=== INSTRUCTIONS TO FOLLOW ===
Among the lines of this listing, determine how many contain the string "matplotlib". Answer with the number only.

=== DATA SHOWN ===
***

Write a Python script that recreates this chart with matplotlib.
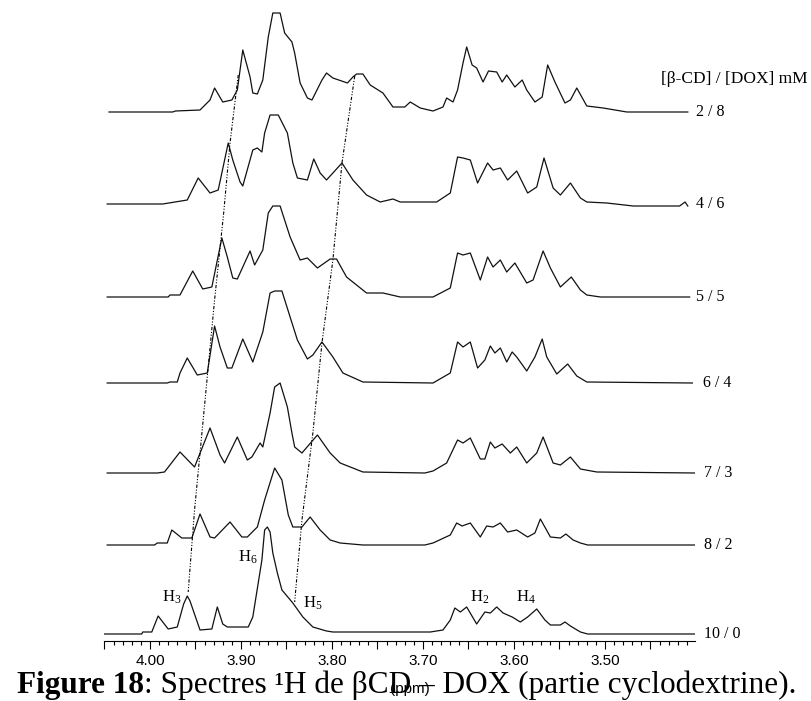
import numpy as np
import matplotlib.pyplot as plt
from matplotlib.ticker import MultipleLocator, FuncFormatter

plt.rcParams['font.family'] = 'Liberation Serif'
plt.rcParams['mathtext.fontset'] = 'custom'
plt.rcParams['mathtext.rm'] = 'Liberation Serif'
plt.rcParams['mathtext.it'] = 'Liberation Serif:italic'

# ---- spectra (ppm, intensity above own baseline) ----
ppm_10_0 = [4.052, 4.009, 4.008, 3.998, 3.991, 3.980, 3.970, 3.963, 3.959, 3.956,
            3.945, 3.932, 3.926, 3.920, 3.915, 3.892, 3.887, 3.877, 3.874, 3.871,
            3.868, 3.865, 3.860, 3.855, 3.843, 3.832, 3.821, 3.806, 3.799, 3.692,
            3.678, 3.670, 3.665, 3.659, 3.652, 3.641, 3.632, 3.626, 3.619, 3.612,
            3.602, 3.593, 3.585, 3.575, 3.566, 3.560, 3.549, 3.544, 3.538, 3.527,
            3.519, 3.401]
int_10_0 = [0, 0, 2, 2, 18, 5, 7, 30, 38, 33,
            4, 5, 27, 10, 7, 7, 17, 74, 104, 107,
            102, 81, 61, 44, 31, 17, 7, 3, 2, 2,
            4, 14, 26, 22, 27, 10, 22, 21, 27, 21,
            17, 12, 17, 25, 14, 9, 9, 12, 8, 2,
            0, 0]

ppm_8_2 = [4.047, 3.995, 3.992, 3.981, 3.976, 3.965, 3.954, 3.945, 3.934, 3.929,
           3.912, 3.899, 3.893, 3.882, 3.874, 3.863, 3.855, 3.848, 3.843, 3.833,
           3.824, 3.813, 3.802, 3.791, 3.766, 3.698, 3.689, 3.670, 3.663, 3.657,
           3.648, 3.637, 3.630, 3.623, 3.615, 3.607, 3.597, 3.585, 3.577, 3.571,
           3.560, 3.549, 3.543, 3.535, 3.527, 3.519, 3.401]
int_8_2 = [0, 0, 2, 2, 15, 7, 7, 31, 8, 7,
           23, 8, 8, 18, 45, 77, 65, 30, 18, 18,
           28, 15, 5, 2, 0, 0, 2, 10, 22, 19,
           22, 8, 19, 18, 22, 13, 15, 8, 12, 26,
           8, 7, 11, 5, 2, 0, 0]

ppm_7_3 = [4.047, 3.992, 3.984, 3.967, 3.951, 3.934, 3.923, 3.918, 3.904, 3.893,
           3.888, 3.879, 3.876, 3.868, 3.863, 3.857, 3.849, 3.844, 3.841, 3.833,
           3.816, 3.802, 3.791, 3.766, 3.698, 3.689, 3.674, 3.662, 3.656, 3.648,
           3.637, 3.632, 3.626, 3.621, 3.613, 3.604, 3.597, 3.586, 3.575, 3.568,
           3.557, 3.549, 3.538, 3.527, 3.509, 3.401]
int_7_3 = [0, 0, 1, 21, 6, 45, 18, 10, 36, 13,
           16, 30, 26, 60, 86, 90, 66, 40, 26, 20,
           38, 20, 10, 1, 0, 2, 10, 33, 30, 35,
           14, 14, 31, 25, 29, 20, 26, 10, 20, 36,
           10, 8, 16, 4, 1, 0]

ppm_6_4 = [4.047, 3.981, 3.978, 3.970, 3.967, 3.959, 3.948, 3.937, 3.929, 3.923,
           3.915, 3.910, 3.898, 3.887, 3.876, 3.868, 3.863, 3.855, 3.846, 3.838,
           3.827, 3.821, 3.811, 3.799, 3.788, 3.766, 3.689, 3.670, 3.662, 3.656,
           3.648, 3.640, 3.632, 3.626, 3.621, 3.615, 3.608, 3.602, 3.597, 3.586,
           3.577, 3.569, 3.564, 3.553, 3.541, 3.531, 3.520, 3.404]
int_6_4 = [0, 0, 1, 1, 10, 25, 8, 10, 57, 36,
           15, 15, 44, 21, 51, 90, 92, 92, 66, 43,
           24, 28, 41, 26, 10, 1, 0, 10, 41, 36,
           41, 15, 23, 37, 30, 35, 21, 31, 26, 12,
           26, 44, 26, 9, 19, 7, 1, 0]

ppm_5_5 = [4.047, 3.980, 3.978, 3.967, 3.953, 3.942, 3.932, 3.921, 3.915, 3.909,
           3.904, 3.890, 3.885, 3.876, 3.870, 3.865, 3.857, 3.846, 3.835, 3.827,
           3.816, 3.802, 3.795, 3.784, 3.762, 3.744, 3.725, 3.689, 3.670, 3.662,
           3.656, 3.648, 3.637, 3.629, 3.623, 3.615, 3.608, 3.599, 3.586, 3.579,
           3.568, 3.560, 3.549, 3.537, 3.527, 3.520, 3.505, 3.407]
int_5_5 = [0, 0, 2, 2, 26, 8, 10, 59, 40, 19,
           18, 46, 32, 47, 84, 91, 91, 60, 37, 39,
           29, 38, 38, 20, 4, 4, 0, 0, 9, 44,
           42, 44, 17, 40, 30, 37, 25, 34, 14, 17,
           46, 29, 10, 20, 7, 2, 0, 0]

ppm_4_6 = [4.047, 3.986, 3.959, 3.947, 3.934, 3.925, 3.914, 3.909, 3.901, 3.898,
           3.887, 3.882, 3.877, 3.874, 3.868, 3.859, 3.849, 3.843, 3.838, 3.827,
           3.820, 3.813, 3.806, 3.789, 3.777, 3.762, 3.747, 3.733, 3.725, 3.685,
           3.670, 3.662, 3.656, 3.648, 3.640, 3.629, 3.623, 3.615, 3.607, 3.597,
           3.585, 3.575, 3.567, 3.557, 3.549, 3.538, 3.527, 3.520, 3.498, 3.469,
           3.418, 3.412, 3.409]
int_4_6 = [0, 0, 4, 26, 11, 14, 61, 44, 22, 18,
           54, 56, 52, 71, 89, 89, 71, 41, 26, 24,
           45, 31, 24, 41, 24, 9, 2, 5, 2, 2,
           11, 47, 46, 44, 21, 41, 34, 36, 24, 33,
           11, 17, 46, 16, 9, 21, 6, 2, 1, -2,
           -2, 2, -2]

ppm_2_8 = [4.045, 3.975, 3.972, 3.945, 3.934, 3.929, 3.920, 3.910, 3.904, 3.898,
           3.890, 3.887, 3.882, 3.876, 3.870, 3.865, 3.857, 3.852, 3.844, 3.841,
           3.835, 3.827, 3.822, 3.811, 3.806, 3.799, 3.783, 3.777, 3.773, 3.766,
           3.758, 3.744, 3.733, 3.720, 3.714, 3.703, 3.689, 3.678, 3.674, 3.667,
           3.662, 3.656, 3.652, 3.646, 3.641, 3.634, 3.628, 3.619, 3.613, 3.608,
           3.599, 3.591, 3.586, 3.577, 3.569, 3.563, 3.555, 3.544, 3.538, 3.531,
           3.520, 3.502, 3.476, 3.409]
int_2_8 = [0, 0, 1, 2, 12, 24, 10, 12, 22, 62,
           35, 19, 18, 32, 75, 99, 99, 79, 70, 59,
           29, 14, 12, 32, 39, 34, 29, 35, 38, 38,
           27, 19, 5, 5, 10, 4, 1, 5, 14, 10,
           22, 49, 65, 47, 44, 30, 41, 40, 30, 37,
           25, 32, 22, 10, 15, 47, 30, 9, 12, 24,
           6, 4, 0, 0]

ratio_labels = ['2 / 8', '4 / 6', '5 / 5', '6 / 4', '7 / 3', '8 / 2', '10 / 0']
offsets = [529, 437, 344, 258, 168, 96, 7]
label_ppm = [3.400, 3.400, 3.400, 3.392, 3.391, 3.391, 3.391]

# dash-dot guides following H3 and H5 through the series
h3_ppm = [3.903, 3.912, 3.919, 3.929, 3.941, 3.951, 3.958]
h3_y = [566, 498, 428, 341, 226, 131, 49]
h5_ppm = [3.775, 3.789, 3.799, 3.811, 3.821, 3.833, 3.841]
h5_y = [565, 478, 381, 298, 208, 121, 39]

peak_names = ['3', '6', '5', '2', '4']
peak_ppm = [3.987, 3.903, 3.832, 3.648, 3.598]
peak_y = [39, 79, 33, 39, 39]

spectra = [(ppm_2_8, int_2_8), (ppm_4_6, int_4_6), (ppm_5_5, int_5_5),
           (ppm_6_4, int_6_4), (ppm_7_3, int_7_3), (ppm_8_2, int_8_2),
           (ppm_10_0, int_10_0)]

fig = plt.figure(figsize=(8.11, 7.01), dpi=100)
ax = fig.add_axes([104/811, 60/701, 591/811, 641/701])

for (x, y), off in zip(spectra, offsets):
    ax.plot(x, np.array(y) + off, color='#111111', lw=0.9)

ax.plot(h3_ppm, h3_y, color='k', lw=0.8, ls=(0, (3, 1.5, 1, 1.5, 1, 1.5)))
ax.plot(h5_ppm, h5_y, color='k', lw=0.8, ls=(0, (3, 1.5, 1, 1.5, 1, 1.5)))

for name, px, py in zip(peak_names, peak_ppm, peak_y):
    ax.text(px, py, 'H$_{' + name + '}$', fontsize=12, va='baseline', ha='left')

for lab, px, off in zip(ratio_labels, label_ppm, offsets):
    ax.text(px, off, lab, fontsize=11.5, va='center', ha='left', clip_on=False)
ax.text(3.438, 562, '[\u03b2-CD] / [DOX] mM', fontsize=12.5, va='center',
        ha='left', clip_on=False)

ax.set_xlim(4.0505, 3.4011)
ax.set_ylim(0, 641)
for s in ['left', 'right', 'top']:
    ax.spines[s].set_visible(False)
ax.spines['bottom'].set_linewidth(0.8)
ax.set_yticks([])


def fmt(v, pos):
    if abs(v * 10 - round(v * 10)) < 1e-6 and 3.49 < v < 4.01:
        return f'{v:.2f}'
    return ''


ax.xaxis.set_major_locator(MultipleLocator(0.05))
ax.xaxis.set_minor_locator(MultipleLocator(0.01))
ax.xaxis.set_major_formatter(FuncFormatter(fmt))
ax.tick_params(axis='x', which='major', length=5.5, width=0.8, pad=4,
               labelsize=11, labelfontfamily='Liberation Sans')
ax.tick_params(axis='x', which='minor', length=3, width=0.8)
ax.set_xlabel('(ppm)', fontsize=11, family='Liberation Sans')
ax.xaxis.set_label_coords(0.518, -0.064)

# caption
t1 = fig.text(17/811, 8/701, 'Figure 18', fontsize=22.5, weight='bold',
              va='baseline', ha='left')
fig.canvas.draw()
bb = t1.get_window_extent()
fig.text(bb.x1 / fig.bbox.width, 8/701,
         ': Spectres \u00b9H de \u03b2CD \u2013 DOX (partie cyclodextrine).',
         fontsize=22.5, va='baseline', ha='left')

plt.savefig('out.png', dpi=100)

***

=== TASK RESPONSE ===
3